Loans & advances decreased by Dh4.1 billion to Dh32.2 billion, which is a decline of 11.2 per cent year-on-year resulting in a reduction in bank’s total assets by 7.6 per cent Dh52.8 billion compared to the end of 2019. Customer deposits grew by Dh118 million to Dh36.9 billion, a 0.3% increase compared to the end of 2019.
Provision charges for credit loss increased by Dh350.1 million in 2020 which is a 26.7 per cent increase year-on-year however this increase is mainly related to additional precautionary provisions under IFRS 9.

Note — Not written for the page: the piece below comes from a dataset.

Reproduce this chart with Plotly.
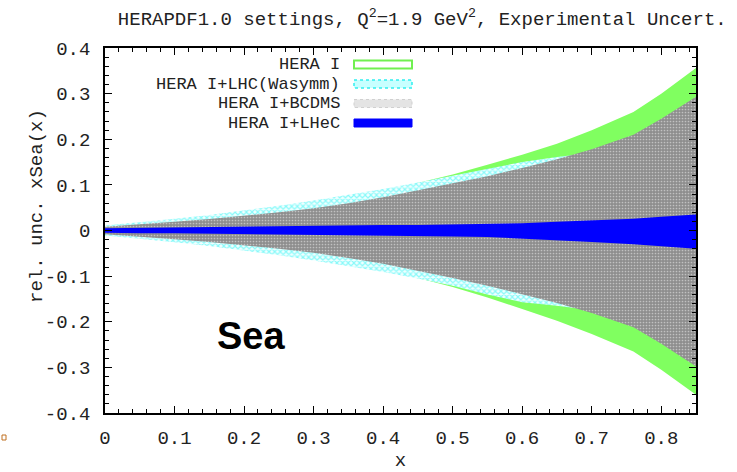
import plotly.graph_objects as go

# ---------------- data ----------------
x = [0.0, 0.05, 0.1, 0.15, 0.2, 0.25, 0.3, 0.35, 0.4, 0.45, 0.5, 0.55, 0.6, 0.65, 0.7, 0.76, 0.8, 0.85]

hera_up = [0.010, 0.016, 0.022, 0.030, 0.039, 0.049, 0.060, 0.072, 0.086, 0.104, 0.123, 0.144, 0.166, 0.190, 0.220, 0.260, 0.300, 0.356]
hera_lo = [-0.010, -0.016, -0.022, -0.030, -0.039, -0.049, -0.060, -0.072, -0.086, -0.104, -0.124, -0.147, -0.172, -0.198, -0.227, -0.265, -0.305, -0.360]

lhc_up = [0.011, 0.018, 0.026, 0.034, 0.044, 0.054, 0.066, 0.078, 0.091, 0.105, 0.120, 0.136, 0.150, 0.161, 0.170, 0.190, 0.220, 0.270]
lhc_lo = [-0.011, -0.018, -0.026, -0.034, -0.044, -0.054, -0.066, -0.078, -0.091, -0.105, -0.121, -0.140, -0.157, -0.165, -0.175, -0.195, -0.225, -0.275]

bcdms_up = [0.008, 0.013, 0.019, 0.025, 0.032, 0.040, 0.049, 0.060, 0.073, 0.088, 0.103, 0.119, 0.137, 0.156, 0.178, 0.210, 0.245, 0.293]
bcdms_lo = [-0.008, -0.013, -0.019, -0.025, -0.032, -0.040, -0.049, -0.060, -0.073, -0.088, -0.104, -0.121, -0.140, -0.159, -0.181, -0.212, -0.248, -0.298]

lhec_up = [0.005, 0.006, 0.006, 0.007, 0.008, 0.009, 0.010, 0.011, 0.012, 0.012, 0.013, 0.014, 0.016, 0.019, 0.022, 0.026, 0.030, 0.035]
lhec_lo = [-0.005, -0.006, -0.006, -0.007, -0.008, -0.009, -0.010, -0.011, -0.012, -0.012, -0.013, -0.014, -0.017, -0.021, -0.025, -0.030, -0.034, -0.040]

series_names = ["HERA I", "HERA I+LHC(Wasymm)", "HERA I+BCDMS", "HERA I+LHeC"]

xtick_vals = [0, 0.1, 0.2, 0.3, 0.4, 0.5, 0.6, 0.7, 0.8]
xtick_text = ["0", "0.1", "0.2", "0.3", "0.4", "0.5", "0.6", "0.7", "0.8"]
ytick_vals = [-0.4, -0.3, -0.2, -0.1, 0, 0.1, 0.2, 0.3, 0.4]
ytick_text = ["-0.4", "-0.3", "-0.2", "-0.1", "0", "0.1", "0.2", "0.3", "0.4"]

# ---------------- figure ----------------
W, H = 737, 472
ML, MR, MT, MB = 105, 41, 48, 59
FONT = "Liberation Mono"
FS = 19
TXT = "#222"


def band(up, lo, name, **kw):
    return go.Scatter(
        x=x + x[::-1], y=up + lo[::-1], fill="toself", mode="lines",
        line=dict(width=0), name=name, showlegend=False, hoverinfo="skip", **kw)


fig = go.Figure()
fig.add_trace(band(hera_up, hera_lo, series_names[0], fillcolor="#80ff60"))
fig.add_trace(band(lhc_up, lhc_lo, series_names[1], fillcolor="#ffffff",
                   fillpattern=dict(shape="x", fgcolor="#20f4f4", bgcolor="#f0ffff", size=4, solidity=0.5)))
fig.add_trace(band(bcdms_up, bcdms_lo, series_names[2], fillcolor="#9a9a9a",
                   fillpattern=dict(shape=".", fgcolor="#f4f4f4", bgcolor="#8e8e8e", size=3, solidity=0.25)))
fig.add_trace(band(lhec_up, lhec_lo, series_names[3], fillcolor="#0000ff"))

axis_common = dict(
    showgrid=False, zeroline=False, showline=True, linecolor="black", linewidth=1.5,
    mirror="allticks", ticks="inside", ticklen=7, tickcolor="black", tickwidth=1,
    tickfont=dict(family=FONT, size=FS, color=TXT), automargin=False,
)

fig.update_xaxes(range=[0, 0.85], tickvals=xtick_vals, ticktext=xtick_text,
                 minor=dict(ticks="inside", dtick=0.02, ticklen=4, tickcolor="black"),
                 ticklabelstandoff=6,
                 title=dict(text="x", font=dict(family=FONT, size=FS, color=TXT), standoff=8),
                 **axis_common)
fig.update_yaxes(range=[-0.4, 0.4], tickvals=ytick_vals, ticktext=ytick_text,
                 minor=dict(ticks="inside", dtick=0.02, ticklen=4, tickcolor="black"),
                 ticklabelstandoff=9,
                 **axis_common)


def px2paper_x(px):
    return (px - ML) / (W - ML - MR)


def px2paper_y(py):
    return (H - MB - py) / (H - MT - MB)


# y-axis label
fig.add_annotation(xref="paper", yref="paper", x=px2paper_x(37), y=px2paper_y(206),
                   xanchor="center", yanchor="middle", textangle=-90, showarrow=False,
                   text="rel. unc. xSea(x)", font=dict(family=FONT, size=FS, color=TXT))

# manual legend (text right-aligned, swatch on the right)
leg_rows = [64.5, 84, 103.5, 123]
swatch_styles = [
    dict(fillcolor="white", line=dict(color="#70f050", width=2)),
    dict(fillcolor="#c8ffff", line=dict(color="#30f0f0", width=1.5, dash="dot")),
    dict(fillcolor="#e4e4e4", line=dict(color="#d0d0d0", width=1, dash="dot")),
    dict(fillcolor="#0000ff", line=dict(color="#0000ff", width=1)),
]
for name, yc, st in zip(series_names, leg_rows, swatch_styles):
    fig.add_annotation(xref="paper", yref="paper", x=px2paper_x(341), y=px2paper_y(yc),
                       xanchor="right", yanchor="middle", text=name, showarrow=False,
                       borderpad=0,
                       font=dict(family=FONT, size=17, color=TXT))
    fig.add_shape(type="rect", xref="paper", yref="paper",
                  x0=px2paper_x(354), x1=px2paper_x(412),
                  y0=px2paper_y(yc - 4), y1=px2paper_y(yc + 4), **st)

fig.add_annotation(x=0.21, y=-0.232, xref="x", yref="y", text="<b>Sea</b>", showarrow=False,
                   font=dict(family="Liberation Sans", size=38, color="black"))

# small stray mark at lower-left corner of the original image
fig.add_shape(type="rect", xref="paper", yref="paper",
              x0=px2paper_x(2), x1=px2paper_x(6), y0=px2paper_y(440), y1=px2paper_y(435),
              line=dict(color="#c07020", width=1), fillcolor="white")

fig.update_layout(
    width=W, height=H, margin=dict(l=ML, r=MR, t=MT, b=MB, autoexpand=False),
    paper_bgcolor="white", plot_bgcolor="white",
    title=dict(text="HERAPDF1.0 settings, Q<sup>2</sup>=1.9 GeV<sup>2</sup>, Experimental Uncert.",
               x=0.573, xanchor="center", y=1 - 18 / H, yanchor="middle",
               font=dict(family=FONT, size=FS, color=TXT)),
    showlegend=False,
)

fig.write_html("out.html", config={"displayModeBar": False},
               post_script="document.body.style.margin='0';document.body.style.padding='0';")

The Non-Performing Loans and Advances to Gross Loans and Advances ratio closed at 5.2 per cent compared to 4 per cent as at 31 December 2019. RAKBank is well provisioned against loan losses with a loan loss coverage ratio of 129.4 per cent, excluding mortgaged properties and other realizable asset collateral available against loans.
Capitalization and liquidity
The bank’s total capital adequacy ratio stood at 18.6 per cent at the end of December 2020. The common equity Tier 1 ratio of the bank stood at 17.5 per cent. The regulatory eligible liquid asset ratio was 14.5 per cent at the end of December 2020 well above the minimum requirement. The advances to stable resources ratio stood comfortably at 80.6 per cent compared to 89.1 per cent at the end of 2019.